- _PROBLEM TO WORK ON_
Leave the pictures out and retype the lines from the beginning through the line with "40, 44, 50];", both ends included.

- _GIVEN DATA_
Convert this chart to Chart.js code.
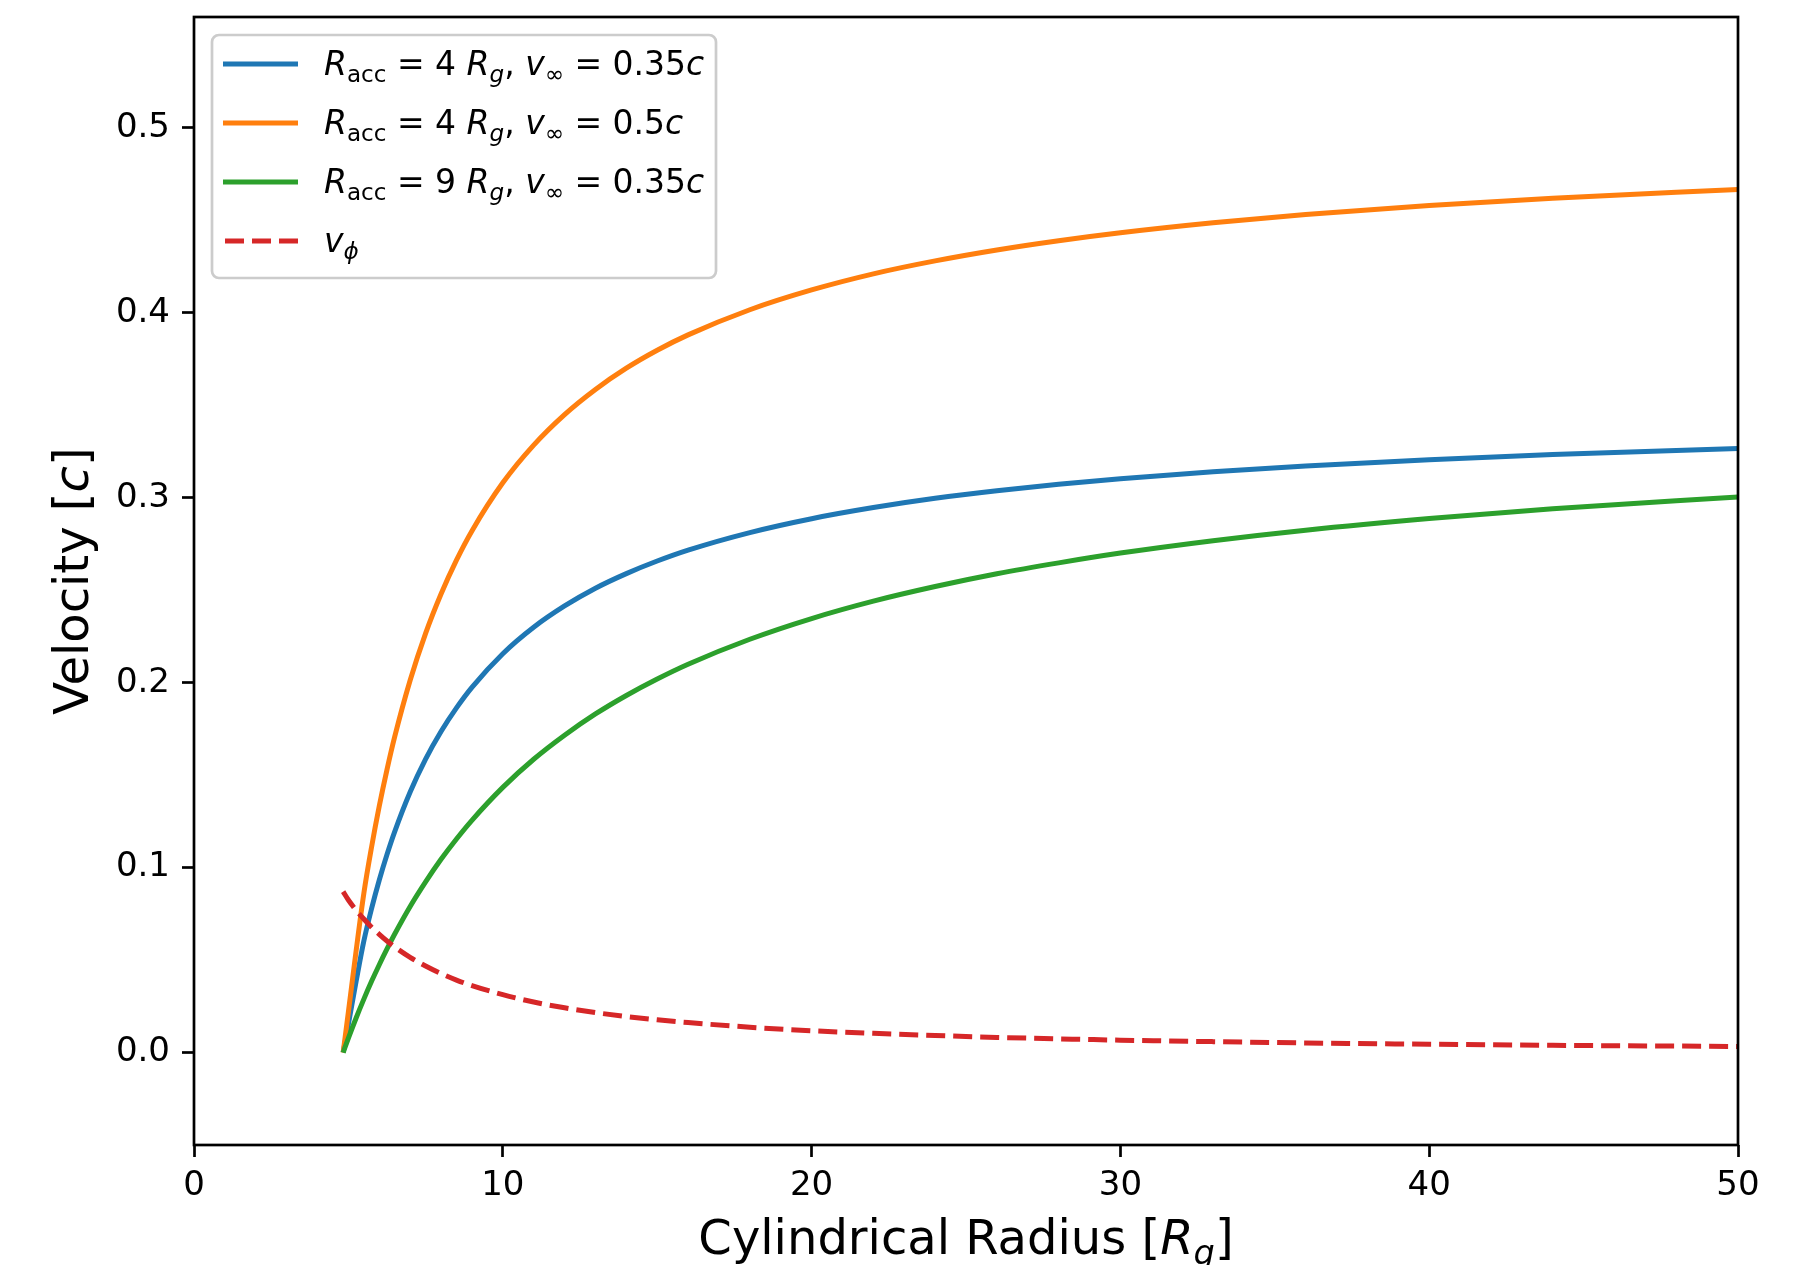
<!DOCTYPE html>
<html>
<head>
<meta charset="utf-8">
<script src="https://cdn.jsdelivr.net/npm/chart.js@4.4.1/dist/chart.umd.min.js"></script>
<style>
  html, body { margin: 0; padding: 0; background: #fff; }
  canvas { display: block; }
</style>
</head>
<body>
<canvas id="velChart" width="1804" height="1265"></canvas>
<script>
// cylindrical radius in R_g
var radius = [4.83, 5, 5.25, 5.5, 5.75, 6, 6.25, 6.5, 7, 7.5, 8, 8.5, 9, 10, 11, 12, 13, 14, 15, 16, 18, 20, 22, 24, 26, 28, 30, 33, 36, 40, 44, 50];

// R_acc = 4 Rg, v_inf = 0.35c
var vBlue = [0, 0.0154, 0.0385, 0.0603, 0.0778, 0.0933, 0.1071, 0.1195, 0.1409, 0.1587, 0.1736, 0.1864, 0.1975, 0.2157, 0.2300, 0.2415, 0.2511, 0.2590, 0.2658, 0.2717, 0.2812, 0.2887, 0.2947, 0.2997, 0.3038, 0.3073, 0.3103, 0.3141, 0.3172, 0.3206, 0.3234, 0.3267];
// R_acc = 4 Rg, v_inf = 0.5c
var vOrange = [0, 0.0220, 0.0550, 0.0861, 0.1111, 0.1333, 0.1530, 0.1708, 0.2013, 0.2267, 0.2480, 0.2663, 0.2821, 0.3081, 0.3285, 0.3450, 0.3586, 0.3701, 0.3798, 0.3881, 0.4017, 0.4124, 0.4211, 0.4281, 0.4340, 0.4390, 0.4433, 0.4487, 0.4532, 0.4581, 0.4620, 0.4667];
// R_acc = 9 Rg, v_inf = 0.35c
var vGreen = [0, 0.0078, 0.0187, 0.0289, 0.0385, 0.0475, 0.0560, 0.0641, 0.0790, 0.0923, 0.1045, 0.1155, 0.1256, 0.1434, 0.1586, 0.1716, 0.1831, 0.1931, 0.2020, 0.2100, 0.2235, 0.2347, 0.2441, 0.2520, 0.2589, 0.2648, 0.2701, 0.2768, 0.2825, 0.2888, 0.2941, 0.3004];
// azimuthal velocity
var vPhi = [0.087, 0.0825, 0.0770, 0.0722, 0.0678, 0.0639, 0.0603, 0.0571, 0.0515, 0.0468, 0.0427, 0.0392, 0.0362, 0.0313, 0.0273, 0.0242, 0.0216, 0.0195, 0.0177, 0.0162, 0.0137, 0.0118, 0.0104, 0.0092, 0.0082, 0.0074, 0.0067, 0.0059, 0.0052, 0.0045, 0.0039, 0.0033];

var xTicks = [0, 10, 20, 30, 40, 50];
var yTicks = [0.0, 0.1, 0.2, 0.3, 0.4, 0.5];

var FONT = '"DejaVu Sans", "Liberation Sans", sans-serif';

function pts(ys) {
  return radius.map(function(r, i) { return {x: r, y: ys[i]}; });
}

// draws text pieces: normal, italic, subscript
function drawRich(ctx, segs, x, y, size, measureOnly) {
  var cx = x;
  segs.forEach(function(s) {
    var sz = s.sub ? size * 0.7 : size;
    ctx.font = (s.it ? 'italic ' : '') + sz + 'px ' + FONT;
    if (!measureOnly) ctx.fillText(s.t, cx, y + (s.sub ? size * 0.2 : 0));
    cx += ctx.measureText(s.t).width;
  });
  return cx - x;
}

var legendRows = [
  {color: '#1f77b4', dash: [], segs: [{t:'R',it:1},{t:'acc',sub:1},{t:' = 4 '},{t:'R',it:1},{t:'g',it:1,sub:1},{t:', '},{t:'v',it:1},{t:'∞',sub:1},{t:' = 0.35'},{t:'c',it:1}]},
  {color: '#ff7f0e', dash: [], segs: [{t:'R',it:1},{t:'acc',sub:1},{t:' = 4 '},{t:'R',it:1},{t:'g',it:1,sub:1},{t:', '},{t:'v',it:1},{t:'∞',sub:1},{t:' = 0.5'},{t:'c',it:1}]},
  {color: '#2ca02c', dash: [], segs: [{t:'R',it:1},{t:'acc',sub:1},{t:' = 9 '},{t:'R',it:1},{t:'g',it:1,sub:1},{t:', '},{t:'v',it:1},{t:'∞',sub:1},{t:' = 0.35'},{t:'c',it:1}]},
  {color: '#d62728', dash: [19, 8], segs: [{t:'v',it:1},{t:'ϕ',it:1,sub:1}]}
];

var framePlugin = {
  id: 'frame',
  afterDraw: function(chart) {
    var ctx = chart.ctx, a = chart.chartArea;
    ctx.save();
    // axes box
    ctx.strokeStyle = '#000';
    ctx.lineWidth = 2.7;
    ctx.strokeRect(a.left, a.top, a.right - a.left, a.bottom - a.top);

    // axis titles
    ctx.fillStyle = '#000';
    ctx.textBaseline = 'alphabetic';
    var xl = [{t:'Cylindrical Radius ['},{t:'R',it:1},{t:'g',it:1,sub:1},{t:']'}];
    var w = drawRich(ctx, xl, 0, 0, 48, true);
    drawRich(ctx, xl, (a.left + a.right) / 2 - w / 2, 1254, 48);

    var yl = [{t:'Velocity ['},{t:'c',it:1},{t:']'}];
    w = drawRich(ctx, yl, 0, 0, 48, true);
    ctx.save();
    ctx.translate(88, (a.top + a.bottom) / 2);
    ctx.rotate(-Math.PI / 2);
    drawRich(ctx, yl, -w / 2, 0, 48);
    ctx.restore();

    // legend
    var bx = 212, by = 35, bw = 504, bh = 243, rad = 7;
    ctx.beginPath();
    ctx.moveTo(bx + rad, by);
    ctx.arcTo(bx + bw, by, bx + bw, by + bh, rad);
    ctx.arcTo(bx + bw, by + bh, bx, by + bh, rad);
    ctx.arcTo(bx, by + bh, bx, by, rad);
    ctx.arcTo(bx, by, bx + bw, by, rad);
    ctx.closePath();
    ctx.fillStyle = 'rgba(255,255,255,0.8)';
    ctx.fill();
    ctx.strokeStyle = '#cccccc';
    ctx.lineWidth = 2.7;
    ctx.stroke();

    legendRows.forEach(function(row, i) {
      var ly = 64 + i * 59;
      ctx.beginPath();
      ctx.setLineDash(row.dash);
      ctx.strokeStyle = row.color;
      ctx.lineWidth = 5;
      ctx.moveTo(row.dash.length ? 225 : 223, ly);
      ctx.lineTo(298, ly);
      ctx.stroke();
      ctx.setLineDash([]);
      ctx.fillStyle = '#000';
      drawRich(ctx, row.segs, 324, ly + 11, 33);
    });
    ctx.restore();
  }
};

function lineSet(label, ys, color, order, dash) {
  return {
    label: label,
    data: pts(ys),
    borderColor: color,
    backgroundColor: color,
    borderWidth: 5,
    borderDash: dash || [],
    pointRadius: 0,
    fill: false,
    cubicInterpolationMode: 'monotone',
    order: order
  };
}

new Chart(document.getElementById('velChart'), {
  type: 'line',
  data: {
    datasets: [
      lineSet('R_acc = 4 R_g, v_inf = 0.35c', vBlue, '#1f77b4', 3),
      lineSet('R_acc = 4 R_g, v_inf = 0.5c', vOrange, '#ff7f0e', 2),
      lineSet('R_acc = 9 R_g, v_inf = 0.35c', vGreen, '#2ca02c', 1),
      lineSet('v_phi', vPhi, '#d62728', 0, [19, 8])
    ]
  },
  options: {
    responsive: false,
    animation: false,
    layout: { padding: { left: 0, top: 17, right: 66, bottom: 0 } },
    plugins: { legend: { display: false }, tooltip: { enabled: false } },
    scales: {
      x: {
        type: 'linear',
        min: 0, max: 50,
        afterBuildTicks: function(s) { s.ticks = xTicks.map(function(v) { return {value: v}; }); },
        afterFit: function(s) { s.height = 120; s.paddingLeft = 0; s.paddingRight = 0; },
        border: { display: false },
        grid: { drawOnChartArea: false, drawTicks: true, tickLength: 12, tickWidth: 2.7, tickColor: '#000' },
        ticks: { color: '#000', padding: 9, maxRotation: 0, font: { family: FONT, size: 34 },
                 callback: function(v) { return String(v); } }
      },
      y: {
        type: 'linear',
        min: -0.05, max: 0.56,
        afterBuildTicks: function(s) { s.ticks = yTicks.map(function(v) { return {value: v}; }); },
        afterFit: function(s) { s.width = 194; s.paddingTop = 0; s.paddingBottom = 0; },
        border: { display: false },
        grid: { drawOnChartArea: false, drawTicks: true, tickLength: 12, tickWidth: 2.7, tickColor: '#000' },
        ticks: { color: '#000', padding: 12, font: { family: FONT, size: 34 },
                 callback: function(v) { return v.toFixed(1); } }
      }
    }
  },
  plugins: [framePlugin]
});
</script>
</body>
</html>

- _TASK ANSWER_
Convert this chart to Chart.js code.
<!DOCTYPE html>
<html>
<head>
<meta charset="utf-8">
<script src="https://cdn.jsdelivr.net/npm/chart.js@4.4.1/dist/chart.umd.min.js"></script>
<style>
  html, body { margin: 0; padding: 0; background: #fff; }
  canvas { display: block; }
</style>
</head>
<body>
<canvas id="velChart" width="1804" height="1265"></canvas>
<script>
// cylindrical radius in R_g
var radius = [4.83, 5, 5.25, 5.5, 5.75, 6, 6.25, 6.5, 7, 7.5, 8, 8.5, 9, 10, 11, 12, 13, 14, 15, 16, 18, 20, 22, 24, 26, 28, 30, 33, 36, 40, 44, 50];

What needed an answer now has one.